Appréhensions tous azimuts
Sur le terrain, « 115 vendeurs ont été interpelés depuis le début de l’année, confirme Christophe Ringuet, directeur de la Police municipale, de la Prévention et de la Tranquillité publique. Mais les saisies sont de plus en plus difficiles. En effet, les vendeurs que nous appréhendons n’ont aujourd’hui qu’une toute petite quantité de cigarettes sur eux et presque jamais de cartouches. » Même son de cloche du côté du commissariat de police où Ingrid Chemith dénombre « 56 mis en cause interpelés et 576 paquets de cigarettes sortis de la voie publique pour le seul mois de mars 2022 ». Les vendeurs, plus nombreux, auraient toutefois pris le parti « d’avoir très peu de marchandise sur eux afin d’en perdre le minimum en cas d’interpellation. Par ailleurs, ils sont régulièrement remplacés par d’autres. »
À la différence des tendances remontées au niveau national – les douanes constatent actuellement le développement de réseaux polycriminels s’adonnant à la fois à la contrebande de tabac et à la vente de drogues – le trafic pantinois est, pour l’heure, « mono-produit », selon la commissaire, même s’il semble avoir adopté des méthodes comparables à celles des trafiquants de drogues. « Vous avez une tête de réseau – un rechargeur – et des appartements nourrices où les vendeurs vont récupérer leurs paquets », détaille-t-elle. Quant à ces derniers, ils sont, dans leur grande majorité, sans papiers, parfois réunis en groupe de 10 à 30 personnes autour des stations de métro Hoche et Quatre-Chemins. « À titre personnel, ils génèrent assez peu de revenus et travaillent 10 à 12 heures par jour, dans une forme de semi-esclavage », dévoile, de son côté, Christophe Ringuet.
Coordonner les efforts
Chaque semaine, le commissariat de police et la police municipale se coordonnent pour assurer un maximum de présence sur les points à fort trafic, c’est-à-dire à proximité des stations de métro. « Nous essayons d’être présents aux heures de pointe, entre 7.30 et 9.30 et entre 17.30 et 19.30, précise Ingrid Chemith. Sur ces plages horaires, les flux de circulation sont élevés et nous parvenons à perturber les ventes. Nous faisons aussi des passages réguliers tout au long de la journée pour empêcher les transactions et nous nous appuyons en permanence sur les caméras de vidéosurveillance du Centre de supervision urbaine (CSU) de la ville. »

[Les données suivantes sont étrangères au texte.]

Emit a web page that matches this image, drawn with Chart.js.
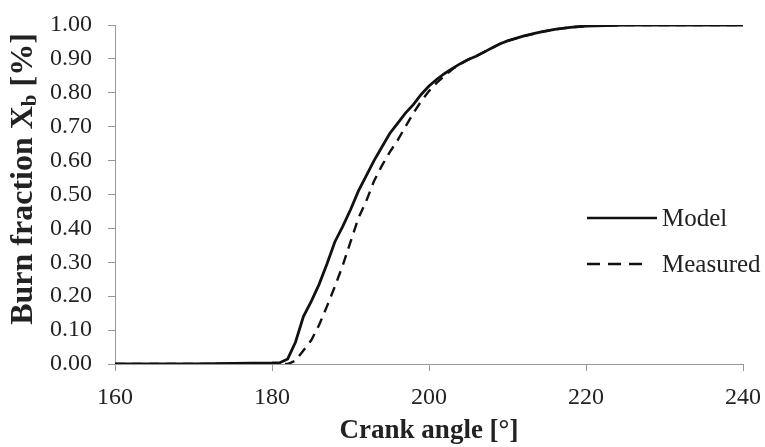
<!DOCTYPE html>
<html>
<head>
<meta charset="utf-8">
<script src="https://cdn.jsdelivr.net/npm/chart.js@4"></script>
<style>
  html, body { margin: 0; padding: 0; background: #fff; }
  #wrap { width: 765px; height: 447px; position: relative; }
</style>
</head>
<body>
<div id="wrap"><canvas id="burnChart"></canvas></div>
<script>
const crankAngles = [160, 170, 180, 181, 182, 183, 184, 185, 186, 187, 188, 189, 190, 191, 192, 193, 194, 195, 196, 197, 198, 199, 200,
  201, 202, 203, 204, 205, 206, 207, 208, 209, 210, 212, 214, 216, 218, 220, 225, 230, 240];
const modelValues = [0, 0, 0.003, 0.004, 0.015, 0.065, 0.14, 0.185, 0.235, 0.295, 0.36, 0.405, 0.455, 0.51, 0.555, 0.60, 0.64, 0.68, 0.71, 0.74, 0.765, 0.795, 0.82,
  0.84, 0.857, 0.872, 0.886, 0.898, 0.908, 0.92, 0.932, 0.944, 0.953, 0.967, 0.978, 0.987, 0.993, 0.997, 1, 1, 1];
const measuredValues = [0, 0, 0, 0, 0, 0.01, 0.04, 0.07, 0.115, 0.17, 0.228, 0.29, 0.36, 0.43, 0.48, 0.54, 0.585, 0.625, 0.66, 0.70, 0.74, 0.775, 0.805,
  0.83, 0.85, 0.87, 0.885, 0.898, 0.908, 0.92, 0.932, 0.944, 0.953, 0.967, 0.978, 0.987, 0.993, 0.997, 1, 1, 1];
const seriesLabels = ['Model', 'Measured'];
const xTitle = 'Crank angle [°]';

const serif = '"Liberation Serif", "Times New Roman", serif';

function toPoints(values) {
  return crankAngles.map((a, i) => ({ x: a, y: values[i] }));
}

// y title with subscript b, drawn rotated
const yTitlePlugin = {
  id: 'yTitle',
  afterDraw(chart) {
    const ctx = chart.ctx;
    const big = 'bold 32px ' + serif;
    const small = 'bold 21px ' + serif;
    const parts = [
      { t: 'Burn fraction X', f: big, dy: 0 },
      { t: 'b', f: small, dy: 7 },
      { t: ' [%]', f: big, dy: 0 }
    ];
    let total = 0;
    parts.forEach(p => { ctx.font = p.f; p.w = ctx.measureText(p.t).width; total += p.w; });
    ctx.save();
    ctx.translate(24, 179);
    ctx.rotate(-Math.PI / 2);
    ctx.fillStyle = '#222';
    ctx.textBaseline = 'middle';
    ctx.textAlign = 'left';
    let x = -total / 2;
    parts.forEach(p => {
      ctx.font = p.f;
      ctx.fillText(p.t, x, p.dy);
      x += p.w;
    });
    ctx.restore();
  }
};

// legend drawn inside the plot, right side
const legendPlugin = {
  id: 'sideLegend',
  afterDraw(chart) {
    const ctx = chart.ctx;
    const rows = [218, 264];
    const lineEnds = [657, 642];
    chart.data.datasets.forEach((ds, i) => {
      const y = rows[i];
      ctx.save();
      ctx.strokeStyle = ds.borderColor;
      ctx.lineWidth = 2.6;
      ctx.setLineDash(ds.borderDash ? [13, 8] : []);
      ctx.beginPath();
      ctx.moveTo(587, y);
      ctx.lineTo(lineEnds[i], y);
      ctx.stroke();
      ctx.setLineDash([]);
      ctx.fillStyle = '#222';
      ctx.font = '25px ' + serif;
      ctx.textBaseline = 'middle';
      ctx.fillText(ds.label, 662, y + 1);
      ctx.restore();
    });
  }
};

const ctx = document.getElementById('burnChart').getContext('2d');
new Chart(ctx, {
  type: 'line',
  data: {
    datasets: [
      {
        label: seriesLabels[0],
        data: toPoints(modelValues),
        borderColor: '#111',
        borderWidth: 2.8,
        pointRadius: 0,
        tension: 0,
        fill: false
      },
      {
        label: seriesLabels[1],
        data: toPoints(measuredValues),
        borderColor: '#111',
        borderWidth: 2.4,
        borderDash: [10, 7],
        pointRadius: 0,
        tension: 0,
        fill: false
      }
    ]
  },
  options: {
    responsive: true,
    maintainAspectRatio: false,
    animation: false,
    layout: { padding: { top: 25, right: 22, left: 0, bottom: 0 } },
    plugins: {
      legend: { display: false },
      tooltip: { enabled: false }
    },
    scales: {
      x: {
        type: 'linear',
        min: 160,
        max: 240,
        ticks: { stepSize: 20, color: '#222', font: { family: serif, size: 24 }, padding: 12, maxRotation: 0 },
        grid: { drawOnChartArea: false, drawTicks: true, tickLength: 7, color: '#999' },
        border: { display: true, color: '#999' },
        title: { display: true, text: xTitle, color: '#222', font: { family: serif, size: 27, weight: 'bold' }, padding: { top: 0, bottom: 0 } },
        afterFit(scale) {
          scale.height = 83;
          scale.paddingLeft = 0;
          scale.paddingRight = 0;
        }
      },
      y: {
        min: 0,
        max: 1,
        ticks: {
          stepSize: 0.1,
          color: '#222',
          font: { family: serif, size: 24 },
          padding: 16,
          callback: v => Number(v).toFixed(2)
        },
        grid: { drawOnChartArea: false, drawTicks: true, tickLength: 7, color: '#999' },
        border: { display: true, color: '#999' },
        afterFit(scale) {
          scale.width = 115;
          scale.paddingTop = 0;
          scale.paddingBottom = 0;
        }
      }
    }
  },
  plugins: [yTitlePlugin, legendPlugin]
});
</script>
</body>
</html>
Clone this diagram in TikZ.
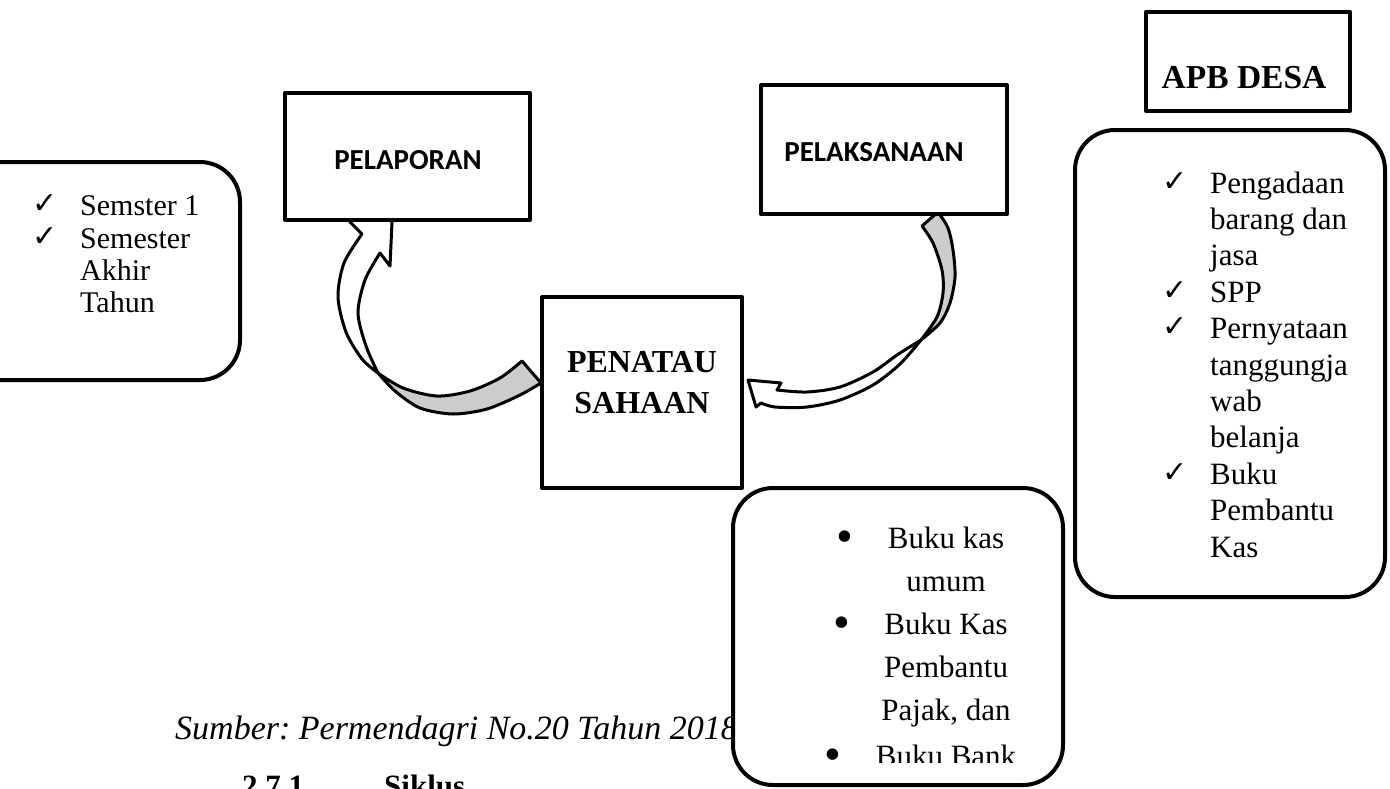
\documentclass[tikz,border=0pt]{standalone}
\usepackage{fontspec}
\setmainfont{Liberation Serif}
\newfontfamily\calfont{Carlito}
\newfontfamily\symfont{DejaVu Sans}
\frenchspacing
\begin{document}
\begin{tikzpicture}[x=1pt,y=-1pt,
  box/.style={draw, line width=4pt, fill=white, inner sep=0pt, line join=round},
  rbox/.style={box, rounded corners=40pt},
  arr/.style={draw, line width=3pt, line join=round},
  grayfill/.style={fill=black!20},
  head/.style={inner sep=0pt, font=\calfont\bfseries\fontsize{29}{34}\selectfont},
  bhead/.style={inner sep=0pt, anchor=base, font=\bfseries\fontsize{32}{38}\selectfont},
  ltxt/.style={anchor=base west, inner sep=0pt, font=\fontsize{30}{36}\selectfont},
  rtxt/.style={anchor=base west, inner sep=0pt, font=\fontsize{31}{36}\selectfont},
  mtxt/.style={anchor=base, inner sep=0pt, font=\fontsize{31}{36}\selectfont},
  chk/.style={anchor=base west, inner sep=0pt, font=\symfont\fontsize{30}{34}\selectfont},
  bul/.style={anchor=base, inner sep=0pt, font=\fontsize{48}{50}\selectfont}]
\useasboundingbox (0,0) rectangle (1390,788);
\clip (0,0) rectangle (1390,788);

% ---------- left curved arrow (PENATAU SAHAAN -> PELAPORAN) ----------
\coordinate (lc) at (378,373);
\coordinate (le1) at (522,361);
\coordinate (le2) at (541,383);
\path[arr, grayfill] (lc) -- plot[smooth] coordinates {(lc) (403,388) (437,396) (470,391) (500,378) (le1)}
  -- (le2) -- plot[smooth] coordinates {(le2) (520,395) (487,409) (453,414) (420,408) (395,391) (lc)} -- cycle;
\coordinate (ljo) at (362,234);
\coordinate (lbl) at (350,222);
\coordinate (ltip) at (393,200);
\coordinate (lbr) at (390,266);
\coordinate (lji) at (380,253);
\path[arr, fill=white] (lc) -- plot[smooth] coordinates {(lc) (362,359) (346,332) (338,297) (344,263) (ljo)}
  -- (lbl) -- (ltip) -- (lbr) -- (lji)
  -- plot[smooth] coordinates {(lji) (365,280) (358,313) (366,346) (lc)} -- cycle;

% ---------- right curved arrow (PELAKSANAAN -> PENATAU SAHAAN) ----------
\coordinate (rc) at (921,340);
\coordinate (rg1) at (922,226);
\coordinate (rg2) at (938,212);
\path[arr, grayfill] (rg2) -- plot[smooth] coordinates {(rg2) (948,228) (953,250) (955,277) (950,303) (940,323) (rc)}
  -- plot[smooth] coordinates {(rc) (937,317) (943,293) (942,270) (933,243) (rg1)} -- cycle;
\coordinate (rj2) at (761,403);
\coordinate (rb2) at (756,407);
\coordinate (rtip) at (748,380);
\coordinate (rb1) at (781,383);
\coordinate (rj1) at (777,390);
\path[arr, fill=white] (rc) -- plot[smooth] coordinates {(rc) (900,364) (873,385) (840,400) (807,407) (775,407) (rj2)}
  -- (rb2) -- (rtip) -- (rb1) -- (rj1)
  -- plot[smooth] coordinates {(rj1) (807,392) (840,387) (873,372) (897,355) (rc)} -- cycle;

% ---------- boxes ----------
\node[box, minimum width=245pt, minimum height=127pt] (pelaporan) at (407.5,156.5) {};
\node[head] (tpelaporan) at (408,160) {PELAPORAN};
\node[box, minimum width=246pt, minimum height=129pt] (pelaksanaan) at (884,149.5) {};
\node[head] (tpelaksanaan) at (874,152) {PELAKSANAAN};
\node[box, minimum width=200pt, minimum height=191pt] (penatau) at (642,392.5) {};
\node[bhead] (tpenatau1) at (642,372) {PENATAU};
\node[bhead] (tpenatau2) at (642,413) {SAHAAN};
\node[box, minimum width=204pt, minimum height=99pt] (apb) at (1248,61.5) {};
\node[bhead, font=\bfseries\fontsize{33.5}{38}\selectfont] (tapb) at (1244,88) {APB DESA};

% left rounded box
\node[rbox, minimum width=300pt, minimum height=218pt] (lbox) at (90,271) {};
\node[chk] (lc1) at (32,213) {✓};
\node[ltxt] (lt1) at (80,215) {Semster 1};
\node[chk] (lc2) at (32,246) {✓};
\node[ltxt] (lt2) at (80,248) {Semester};
\node[ltxt] (lt3) at (80,280) {Akhir};
\node[ltxt] (lt4) at (80,312) {Tahun};

% right rounded box
\node[rbox, minimum width=310pt, minimum height=467pt] (rbox) at (1230,363.5) {};
\foreach \t [count=\i from 0] in {Pengadaan, barang dan, jasa, SPP, Pernyataan, tanggungja, wab, belanja, Buku, Pembantu, Kas}{
  \node[rtxt] (rt\i) at (1210,193+36.4*\i) {\t};
}
\foreach \i in {0,3,4,8}{
  \node[chk] (rk\i) at (1162,191+36.4*\i) {✓};
}

% source line
\node[anchor=base west, inner sep=0pt, font=\itshape\fontsize{34}{38}\selectfont] (sumber) at (175,739) {Sumber: Permendagri No.20 Tahun 2018};
\node[anchor=base west, inner sep=0pt, font=\bfseries\fontsize{31}{36}\selectfont] (sec) at (242,796) {2.7.1};
\node[anchor=base west, inner sep=0pt, font=\bfseries\fontsize{31}{36}\selectfont] (siklus) at (384,796) {Siklus};

% middle rounded box
\node[rbox, minimum width=330pt, minimum height=297pt] (mbox) at (898,636.5) {};
\begin{scope}
\clip (733,488) rectangle (1063,762);
\node[mtxt] (mt1) at (946,548) {Buku kas};
\node[mtxt] (mt2) at (946,591) {umum};
\node[mtxt] (mt3) at (946,634) {Buku Kas};
\node[mtxt] (mt4) at (946,677) {Pembantu};
\node[mtxt] (mt5) at (946,720) {Pajak, dan};
\node[mtxt] (mt6) at (946,766) {Buku Bank};
\node[bul] (mb1) at (845,552) {•};
\node[bul] (mb3) at (842,638) {•};
\node[bul] (mb6) at (833,770) {•};
\end{scope}
\end{tikzpicture}
\end{document}
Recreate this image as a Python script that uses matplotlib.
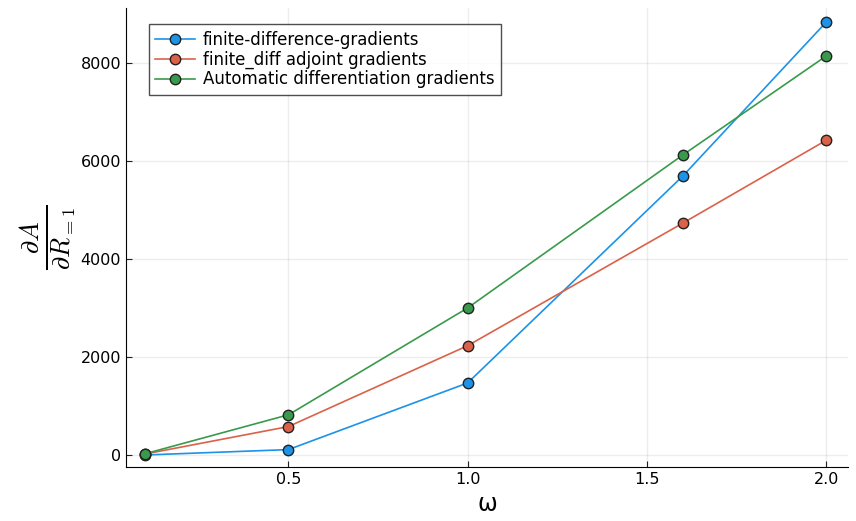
import numpy as np
import matplotlib
matplotlib.use("Agg")
import matplotlib.pyplot as plt

plt.rcParams['mathtext.fontset'] = 'cm'

omega = [0.1, 0.5, 1.0, 1.6, 2.0]
fd_grad = [0, 110, 1470, 5690, 8830]
adj_grad = [20, 580, 2230, 4730, 6420]
ad_grad = [25, 820, 3000, 6120, 8140]

labels = ["finite-difference-gradients", "finite_diff adjoint gradients",
          "Automatic differentiation gradients"]
colors = ["#1C92E8", "#DB6149", "#3A9A4C"]

fig = plt.figure(figsize=(8.56, 5.21), dpi=100)
ax = fig.add_axes([126/856, 1 - 467/521, (848-126)/856, (467-8)/521])

for ys, lab, c in zip([fd_grad, adj_grad, ad_grad], labels, colors):
    ax.plot(omega, ys, color=c, lw=1.2, marker='o', ms=7.5,
            markerfacecolor=c, markeredgecolor='#222222', markeredgewidth=1.0,
            label=lab)

ax.set_xlim(0.047, 2.061)
ax.set_ylim(-245, 9120)
ax.set_xticks([0.5, 1.0, 1.5, 2.0])
ax.set_xticklabels(["0.5", "1.0", "1.5", "2.0"])
ax.set_yticks([0, 2000, 4000, 6000, 8000])
ax.grid(True, color='#000000', alpha=0.07, lw=1)
ax.spines['top'].set_visible(False)
ax.spines['right'].set_visible(False)
ax.tick_params(direction='in', labelsize=11.5, length=4, color='#222222')

ax.set_xlabel(r"ω", fontsize=17)
ax.set_ylabel(r"$\frac{\partial A}{\partial R_{=1}}$", fontsize=27, labelpad=2)

leg = ax.legend(loc='upper left', bbox_to_anchor=(0.02, 0.983), fontsize=12,
                frameon=True, fancybox=False, edgecolor='#222222',
                borderpad=0.4, labelspacing=0.1, handlelength=2.4,
                handletextpad=0.45)
leg.get_frame().set_linewidth(1.0)

fig.savefig("out.png", dpi=100)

Pour freiner l’essor de ce trafic, la commissaire en appelle par ailleurs à tous les Pantinois. « Nous allons intégrer la vente à la sauvette au prochain Groupe de partenariat opérationnel (GPO), créé début janvier, explique-t-elle. Notre volonté est de réunir toutes les personnes qui ont, à leur niveau, une capacité à agir sur cette problématique de sécurité : un représentant des riverains, un autre des commerçants, un élu du quartier, un dirigeant de la police municipale… Il s’agit de trouver avec eux des réponses appropriées et efficaces. »
Les discussions directes engagées avec les commerçants qui se plaignent de désagréments ont d’ailleurs déjà permis d’identifier, ou de résoudre, un certain nombre de problèmes, par exemple l’existence d’un fonds de commerce dans lequel les vendeurs pouvaient aisément cacher leurs stocks. « Le GPO sera l’occasion de rappeler aux commerçants et riverains qu’ils ne doivent pas hésiter à appeler le 17 et à solliciter une intervention du commissariat lorsqu’il y a un problème, conclut la commissaire. Parallèlement, nous devons tous accroître la sensibilisation du public sur les conséquences dramatiques de ce type de trafic. » Car c’est un fait : ce sont les signalements et le travail de terrain qui, au fur et à mesure, permettront de démanteler les filières.